An Indian court on Monday suspended a two-year prison sentence for Indian opposition leader Rahul Gandhi as he appeals his criminal conviction for mocking the prime minister’s surname which resulted in his expulsion from Parliament, dealing a huge blow to his Congress party ahead of general elections next year.
Gandhi, a fierce critic of Prime Minister Narendra Modi and his main challenger in the 2024 polls, was ousted after a court sentenced him to two years in prison for defamation for a comment made in a 2019 election speech.
The prosecution of Gandhi, the great-grandson of India’s first prime minister and scion of the dynastic Congress party, was widely condemned by opponents of Modi as the latest assault against democracy and free speech by a government seeking to crush dissent. The speed of his removal from Parliament shocked Indian politics.

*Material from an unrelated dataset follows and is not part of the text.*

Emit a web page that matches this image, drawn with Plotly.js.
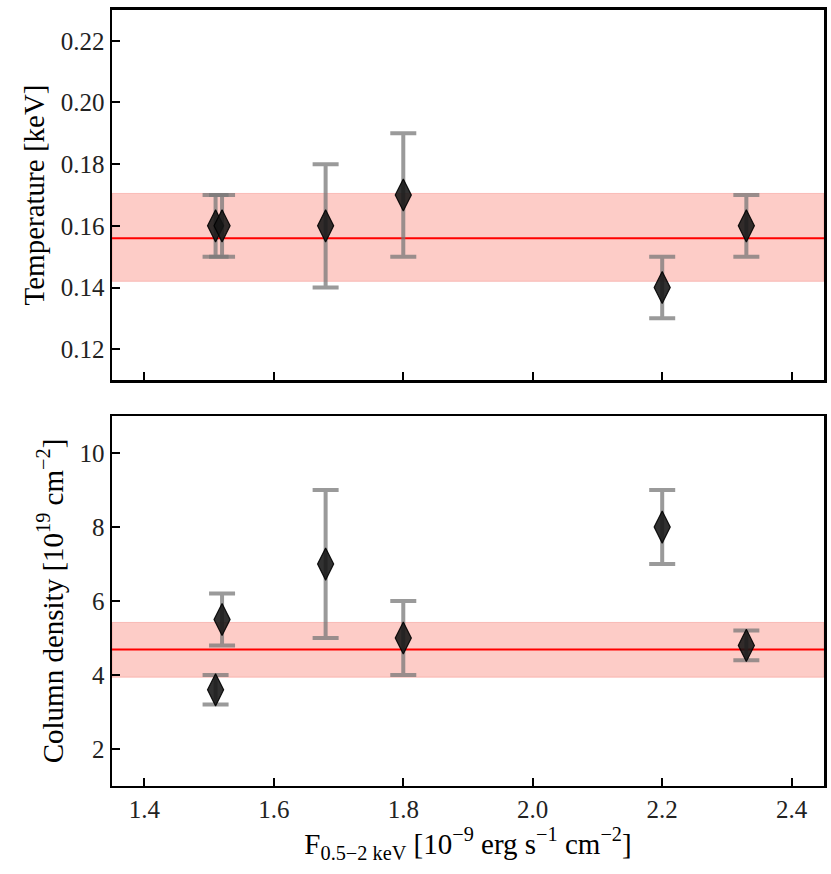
<!DOCTYPE html>
<html>
<head>
<meta charset="utf-8">
<script src="https://cdn.plot.ly/plotly-3.0.1.min.js"></script>
<style>
  html, body { margin: 0; padding: 0; background: #fff; }
  #chart { width: 831px; height: 874px; }
</style>
</head>
<body>
<div id="chart"></div>
<script>
// flux values (shared x)
const flux = [1.51, 1.52, 1.68, 1.80, 2.20, 2.33];

// temperature panel
const temp = [0.16, 0.16, 0.16, 0.17, 0.14, 0.16];
const tempErrHi = [0.01, 0.01, 0.02, 0.02, 0.01, 0.01];
const tempErrLo = [0.01, 0.01, 0.02, 0.02, 0.01, 0.01];
const tempMean = 0.156;
const tempBand = [0.142, 0.1705];

// column density panel
const nh = [3.6, 5.5, 7.0, 5.0, 8.0, 4.8];
const nhErrHi = [0.4, 0.7, 2.0, 1.0, 1.0, 0.4];
const nhErrLo = [0.4, 0.7, 2.0, 1.0, 1.0, 0.4];
const nhMean = 4.69;
const nhBand = [3.94, 5.42];

const xRange = [1.35, 2.45];
const tempRange = [0.11, 0.23];
const nhRange = [1, 11];

const FONT = "Liberation Serif";
const ERR_COLOR = "rgba(120,120,120,0.75)";
const MARKER = {
  symbol: "diamond-tall",
  size: 23,
  color: "rgba(20,20,20,0.88)",
  line: { color: "rgba(0,0,0,0.9)", width: 1.2 },
};

function points(y, hi, lo, axis) {
  return {
    x: flux, y: y, xaxis: "x" + axis, yaxis: "y" + axis,
    type: "scatter", mode: "markers",
    marker: MARKER,
    error_y: { type: "data", array: hi, arrayminus: lo, color: ERR_COLOR, thickness: 4, width: 13 },
    hoverinfo: "x+y", showlegend: false,
  };
}

function meanLine(v, axis) {
  return {
    x: xRange, y: [v, v], xaxis: "x" + axis, yaxis: "y" + axis,
    type: "scatter", mode: "lines",
    line: { color: "#ff0000", width: 2 },
    hoverinfo: "skip", showlegend: false,
  };
}

function band(b, axis) {
  return {
    type: "rect", xref: "x" + axis + " domain", yref: "y" + axis,
    x0: 0, x1: 1, y0: b[0], y1: b[1],
    fillcolor: "rgba(250,128,114,0.4)",
    line: { color: "rgba(240,110,100,0.35)", width: 1 },
    layer: "below",
  };
}

function axisBase(extra) {
  return Object.assign({
    showline: true, mirror: true, linecolor: "#000", linewidth: 2.5,
    ticks: "inside", ticklen: 8, tickwidth: 2, tickcolor: "#000",
    showgrid: false, zeroline: false, automargin: false,
    tickmode: "linear",
    tickfont: { family: FONT, size: 25, color: "#222" },
  }, extra);
}

const titleFont = { family: FONT, size: 29, color: "#000" };

const traces = [
  meanLine(tempMean, ""),
  points(temp, tempErrHi, tempErrLo, ""),
  meanLine(nhMean, "2"),
  points(nh, nhErrHi, nhErrLo, "2"),
];

const layout = {
  width: 831, height: 874,
  margin: { l: 0, r: 0, t: 0, b: 0 },
  paper_bgcolor: "#fff", plot_bgcolor: "rgba(0,0,0,0)",
  font: { family: FONT, size: 25, color: "#222" },
  xaxis: axisBase({
    domain: [0.1348, 0.9916], range: xRange, anchor: "y",
    tick0: 1.4, dtick: 0.2, showticklabels: false,
  }),
  yaxis: axisBase({
    domain: [0.5652, 0.9886], range: tempRange, anchor: "x",
    tick0: 0.12, dtick: 0.02, tickformat: ".2f",
    title: { text: "Temperature [keV]", font: titleFont, standoff: 8 },
  }),
  xaxis2: axisBase({
    domain: [0.1348, 0.9916], range: xRange, anchor: "y2",
    tick0: 1.4, dtick: 0.2, tickformat: ".1f",
    title: { text: "F<sub>0.5−2 keV</sub> [10<sup>−9</sup> erg s<sup>−1</sup> cm<sup>−2</sup>]", font: titleFont, standoff: 6 },
  }),
  yaxis2: axisBase({
    domain: [0.1007, 0.5240], range: nhRange, anchor: "x2",
    tick0: 2, dtick: 2,
    title: { text: "Column density [10<sup>19</sup> cm<sup>−2</sup>]", font: titleFont, standoff: 8 },
  }),
  shapes: [band(tempBand, ""), band(nhBand, "2")],
};

Plotly.newPlot("chart", traces, layout, { displayModeBar: false, staticPlot: true });
</script>
</body>
</html>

Gandhi appeared in a court in the western state of Gujarat on Monday to file an appeal and was granted bail for the duration of the appeal process. He was granted bail for 30 days to file an appeal when he was convicted last month. The court set the next hearing for April 13.
“In this struggle, truth is my weapon and truth is my support,” Gandhi tweeted after Monday’s hearing. He waved to supporters and Congress party members who gathered outside the court.
A man who shares the prime minister’s surname, Modi, which is common in his home state of Gujarat, accused Gandhi of defamation over a 2019 speech in which he asked, “Why do all thieves have Modi as their surname?” Gandhi then referred to three well-known and unrelated Modis in the speech: a fugitive Indian diamond tycoon, a cricket executive banned from the Indian Premier League, and the prime minister. The petitioner who filed the case is a member of Modi’s Bharatiya Janata Party (BJP) in Gujarat but is not related to the prime minister or the other two Modis mentioned by Gandhi.
Gandhi was convicted on March 23 and expelled from Parliament the next day, sparking opposition lawmakers to rally to his defense and call his expulsion a new low for India’s constitutional democracy.
Under Indian law, a criminal conviction with a prison sentence of two years or more is grounds for expulsion from Parliament. If Gandhi’s conviction is not suspended or overturned by a higher court, he could face prison and will likely not be able to contest the national elections in 2024.
Babu Mangukiya, a lawyer from Gandhi’s legal team, said he will remain disqualified from Parliament until a court suspends his conviction, the Press Trust of India news agency reported.
Legal experts say Gandhi’s case is unusual, especially since defamation convictions remain rare.
“It’s something we almost never see — to have a conviction in a defamation case and even more, a maximum sentence (of two years) for what appears to be an innocuous remark,” senior advocate Gopal Shankar Narayan said, adding that politicians are usually given more leeway when it comes to free speech. “In most civilized countries, defamation is not criminal — you can sue for damages and get compensation, but it’s not a criminal conviction.”
India, with nearly 1.4 billion people, is the world’s largest democracy. Modi’s critics say its democracy has been in retreat since he came to power in 2014. They accuse his government of pursuing a Hindu nationalist agenda. The government denies that, saying its policies benefit all Indians.
Gandhi’s family has produced three prime ministers. Two of them — his grandmother, Indira Gandhi, and father, Rajiv Gandhi — were assassinated.
Even though Gandhi is seen as the main challenger to the Modi government, his Indian National Congress party has suffered humiliating defeats in the last two general elections. In a bid to woo voters, Gandhi has railed against Modi and his BJP in recent months, accusing them of corruption and of tarnishing India’s democratic credentials.